* [WHAT IS REQUIRED]
Write the records out again, keeping each line exactly as it is.

* [STORED DATA]
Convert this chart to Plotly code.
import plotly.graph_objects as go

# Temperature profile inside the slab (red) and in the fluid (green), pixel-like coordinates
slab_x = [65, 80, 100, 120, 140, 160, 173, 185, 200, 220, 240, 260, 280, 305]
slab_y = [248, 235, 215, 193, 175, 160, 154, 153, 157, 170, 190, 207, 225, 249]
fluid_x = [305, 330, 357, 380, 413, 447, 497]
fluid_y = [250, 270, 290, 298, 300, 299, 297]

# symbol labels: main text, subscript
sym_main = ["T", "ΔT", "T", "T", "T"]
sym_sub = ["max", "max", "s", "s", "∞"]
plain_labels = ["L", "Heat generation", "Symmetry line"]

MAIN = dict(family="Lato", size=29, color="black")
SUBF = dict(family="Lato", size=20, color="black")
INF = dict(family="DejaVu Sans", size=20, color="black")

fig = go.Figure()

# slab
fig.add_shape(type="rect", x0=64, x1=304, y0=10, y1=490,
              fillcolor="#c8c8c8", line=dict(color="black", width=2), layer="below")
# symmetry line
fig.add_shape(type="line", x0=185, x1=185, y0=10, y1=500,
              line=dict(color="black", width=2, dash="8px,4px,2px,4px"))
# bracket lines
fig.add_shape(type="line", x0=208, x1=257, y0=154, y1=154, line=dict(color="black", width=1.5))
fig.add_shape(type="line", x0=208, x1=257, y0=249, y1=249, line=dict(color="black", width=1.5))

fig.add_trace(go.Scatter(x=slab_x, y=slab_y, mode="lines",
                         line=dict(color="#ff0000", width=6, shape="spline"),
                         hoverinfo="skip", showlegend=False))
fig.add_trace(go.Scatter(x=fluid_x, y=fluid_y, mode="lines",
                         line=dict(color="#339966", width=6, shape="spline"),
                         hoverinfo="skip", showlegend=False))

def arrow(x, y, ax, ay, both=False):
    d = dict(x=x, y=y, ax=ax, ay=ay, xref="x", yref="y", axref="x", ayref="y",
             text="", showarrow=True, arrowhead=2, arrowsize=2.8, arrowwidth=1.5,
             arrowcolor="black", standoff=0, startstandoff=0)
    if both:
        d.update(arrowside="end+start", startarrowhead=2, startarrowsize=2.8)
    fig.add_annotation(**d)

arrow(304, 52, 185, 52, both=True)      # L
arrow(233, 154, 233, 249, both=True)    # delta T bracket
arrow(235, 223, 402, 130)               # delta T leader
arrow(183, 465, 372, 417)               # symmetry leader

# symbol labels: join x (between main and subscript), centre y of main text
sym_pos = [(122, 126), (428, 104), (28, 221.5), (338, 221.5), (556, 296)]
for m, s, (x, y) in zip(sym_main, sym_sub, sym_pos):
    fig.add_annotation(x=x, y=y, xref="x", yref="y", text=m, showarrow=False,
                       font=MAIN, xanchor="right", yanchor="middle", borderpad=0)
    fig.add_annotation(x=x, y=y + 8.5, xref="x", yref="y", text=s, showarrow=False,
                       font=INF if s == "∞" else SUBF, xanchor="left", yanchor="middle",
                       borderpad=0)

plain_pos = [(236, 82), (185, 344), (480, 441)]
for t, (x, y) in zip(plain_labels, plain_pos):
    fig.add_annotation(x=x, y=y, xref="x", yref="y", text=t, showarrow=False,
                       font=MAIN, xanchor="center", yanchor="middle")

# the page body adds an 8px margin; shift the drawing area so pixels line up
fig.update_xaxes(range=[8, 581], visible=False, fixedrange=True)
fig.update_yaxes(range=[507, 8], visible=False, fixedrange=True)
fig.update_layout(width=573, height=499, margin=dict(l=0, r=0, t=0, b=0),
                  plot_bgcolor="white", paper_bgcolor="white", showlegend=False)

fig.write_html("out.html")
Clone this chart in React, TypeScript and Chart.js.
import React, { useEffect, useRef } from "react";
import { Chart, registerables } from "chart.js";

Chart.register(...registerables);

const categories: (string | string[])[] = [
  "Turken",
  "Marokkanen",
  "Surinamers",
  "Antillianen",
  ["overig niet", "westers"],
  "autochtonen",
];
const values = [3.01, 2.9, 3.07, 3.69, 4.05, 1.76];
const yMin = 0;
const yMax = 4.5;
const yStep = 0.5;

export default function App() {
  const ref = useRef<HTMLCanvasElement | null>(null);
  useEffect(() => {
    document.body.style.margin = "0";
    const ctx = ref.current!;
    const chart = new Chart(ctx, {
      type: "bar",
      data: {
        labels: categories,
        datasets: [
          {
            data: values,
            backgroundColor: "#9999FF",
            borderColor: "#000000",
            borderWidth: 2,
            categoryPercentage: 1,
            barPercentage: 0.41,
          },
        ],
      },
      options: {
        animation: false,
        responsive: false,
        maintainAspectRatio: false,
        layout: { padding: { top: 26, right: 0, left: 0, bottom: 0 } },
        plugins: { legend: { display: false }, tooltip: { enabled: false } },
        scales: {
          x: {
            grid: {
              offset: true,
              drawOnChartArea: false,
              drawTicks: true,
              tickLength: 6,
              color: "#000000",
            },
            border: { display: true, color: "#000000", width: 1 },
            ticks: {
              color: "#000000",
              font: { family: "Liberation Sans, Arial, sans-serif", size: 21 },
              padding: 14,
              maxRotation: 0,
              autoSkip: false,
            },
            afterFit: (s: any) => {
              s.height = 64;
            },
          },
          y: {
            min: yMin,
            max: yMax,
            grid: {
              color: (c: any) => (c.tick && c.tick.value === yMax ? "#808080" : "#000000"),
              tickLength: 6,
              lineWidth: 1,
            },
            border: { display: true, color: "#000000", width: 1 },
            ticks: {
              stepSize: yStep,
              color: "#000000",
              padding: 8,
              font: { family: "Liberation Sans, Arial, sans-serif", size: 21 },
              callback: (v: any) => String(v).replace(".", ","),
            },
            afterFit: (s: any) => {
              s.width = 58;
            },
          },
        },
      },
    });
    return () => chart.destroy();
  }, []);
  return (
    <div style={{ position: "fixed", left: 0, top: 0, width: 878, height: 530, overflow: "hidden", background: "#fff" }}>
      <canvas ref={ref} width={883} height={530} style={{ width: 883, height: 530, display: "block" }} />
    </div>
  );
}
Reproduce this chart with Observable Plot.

* [TASK OUTPUT]
Convert this chart to Plotly code.
import plotly.graph_objects as go

# Temperature profile inside the slab (red) and in the fluid (green), pixel-like coordinates
slab_x = [65, 80, 100, 120, 140, 160, 173, 185, 200, 220, 240, 260, 280, 305]
slab_y = [248, 235, 215, 193, 175, 160, 154, 153, 157, 170, 190, 207, 225, 249]
fluid_x = [305, 330, 357, 380, 413, 447, 497]
fluid_y = [250, 270, 290, 298, 300, 299, 297]

# symbol labels: main text, subscript
sym_main = ["T", "ΔT", "T", "T", "T"]
sym_sub = ["max", "max", "s", "s", "∞"]
plain_labels = ["L", "Heat generation", "Symmetry line"]

MAIN = dict(family="Lato", size=29, color="black")
SUBF = dict(family="Lato", size=20, color="black")
INF = dict(family="DejaVu Sans", size=20, color="black")

fig = go.Figure()

# slab
fig.add_shape(type="rect", x0=64, x1=304, y0=10, y1=490,
              fillcolor="#c8c8c8", line=dict(color="black", width=2), layer="below")
# symmetry line
fig.add_shape(type="line", x0=185, x1=185, y0=10, y1=500,
              line=dict(color="black", width=2, dash="8px,4px,2px,4px"))
# bracket lines
fig.add_shape(type="line", x0=208, x1=257, y0=154, y1=154, line=dict(color="black", width=1.5))
fig.add_shape(type="line", x0=208, x1=257, y0=249, y1=249, line=dict(color="black", width=1.5))

fig.add_trace(go.Scatter(x=slab_x, y=slab_y, mode="lines",
                         line=dict(color="#ff0000", width=6, shape="spline"),
                         hoverinfo="skip", showlegend=False))
fig.add_trace(go.Scatter(x=fluid_x, y=fluid_y, mode="lines",
                         line=dict(color="#339966", width=6, shape="spline"),
                         hoverinfo="skip", showlegend=False))

def arrow(x, y, ax, ay, both=False):
    d = dict(x=x, y=y, ax=ax, ay=ay, xref="x", yref="y", axref="x", ayref="y",
             text="", showarrow=True, arrowhead=2, arrowsize=2.8, arrowwidth=1.5,
             arrowcolor="black", standoff=0, startstandoff=0)
    if both:
        d.update(arrowside="end+start", startarrowhead=2, startarrowsize=2.8)
    fig.add_annotation(**d)

arrow(304, 52, 185, 52, both=True)      # L
arrow(233, 154, 233, 249, both=True)    # delta T bracket
arrow(235, 223, 402, 130)               # delta T leader
arrow(183, 465, 372, 417)               # symmetry leader

# symbol labels: join x (between main and subscript), centre y of main text
sym_pos = [(122, 126), (428, 104), (28, 221.5), (338, 221.5), (556, 296)]
for m, s, (x, y) in zip(sym_main, sym_sub, sym_pos):
    fig.add_annotation(x=x, y=y, xref="x", yref="y", text=m, showarrow=False,
                       font=MAIN, xanchor="right", yanchor="middle", borderpad=0)
    fig.add_annotation(x=x, y=y + 8.5, xref="x", yref="y", text=s, showarrow=False,
                       font=INF if s == "∞" else SUBF, xanchor="left", yanchor="middle",
                       borderpad=0)

plain_pos = [(236, 82), (185, 344), (480, 441)]
for t, (x, y) in zip(plain_labels, plain_pos):
    fig.add_annotation(x=x, y=y, xref="x", yref="y", text=t, showarrow=False,
                       font=MAIN, xanchor="center", yanchor="middle")

# the page body adds an 8px margin; shift the drawing area so pixels line up
fig.update_xaxes(range=[8, 581], visible=False, fixedrange=True)
fig.update_yaxes(range=[507, 8], visible=False, fixedrange=True)
fig.update_layout(width=573, height=499, margin=dict(l=0, r=0, t=0, b=0),
                  plot_bgcolor="white", paper_bgcolor="white", showlegend=False)

fig.write_html("out.html")
Clone this chart in React, TypeScript and Chart.js.
import React, { useEffect, useRef } from "react";
import { Chart, registerables } from "chart.js";

Chart.register(...registerables);

const categories: (string | string[])[] = [
  "Turken",
  "Marokkanen",
  "Surinamers",
  "Antillianen",
  ["overig niet", "westers"],
  "autochtonen",
];
const values = [3.01, 2.9, 3.07, 3.69, 4.05, 1.76];
const yMin = 0;
const yMax = 4.5;
const yStep = 0.5;

export default function App() {
  const ref = useRef<HTMLCanvasElement | null>(null);
  useEffect(() => {
    document.body.style.margin = "0";
    const ctx = ref.current!;
    const chart = new Chart(ctx, {
      type: "bar",
      data: {
        labels: categories,
        datasets: [
          {
            data: values,
            backgroundColor: "#9999FF",
            borderColor: "#000000",
            borderWidth: 2,
            categoryPercentage: 1,
            barPercentage: 0.41,
          },
        ],
      },
      options: {
        animation: false,
        responsive: false,
        maintainAspectRatio: false,
        layout: { padding: { top: 26, right: 0, left: 0, bottom: 0 } },
        plugins: { legend: { display: false }, tooltip: { enabled: false } },
        scales: {
          x: {
            grid: {
              offset: true,
              drawOnChartArea: false,
              drawTicks: true,
              tickLength: 6,
              color: "#000000",
            },
            border: { display: true, color: "#000000", width: 1 },
            ticks: {
              color: "#000000",
              font: { family: "Liberation Sans, Arial, sans-serif", size: 21 },
              padding: 14,
              maxRotation: 0,
              autoSkip: false,
            },
            afterFit: (s: any) => {
              s.height = 64;
            },
          },
          y: {
            min: yMin,
            max: yMax,
            grid: {
              color: (c: any) => (c.tick && c.tick.value === yMax ? "#808080" : "#000000"),
              tickLength: 6,
              lineWidth: 1,
            },
            border: { display: true, color: "#000000", width: 1 },
            ticks: {
              stepSize: yStep,
              color: "#000000",
              padding: 8,
              font: { family: "Liberation Sans, Arial, sans-serif", size: 21 },
              callback: (v: any) => String(v).replace(".", ","),
            },
            afterFit: (s: any) => {
              s.width = 58;
            },
          },
        },
      },
    });
    return () => chart.destroy();
  }, []);
  return (
    <div style={{ position: "fixed", left: 0, top: 0, width: 878, height: 530, overflow: "hidden", background: "#fff" }}>
      <canvas ref={ref} width={883} height={530} style={{ width: 883, height: 530, display: "block" }} />
    </div>
  );
}
Reproduce this chart with Observable Plot.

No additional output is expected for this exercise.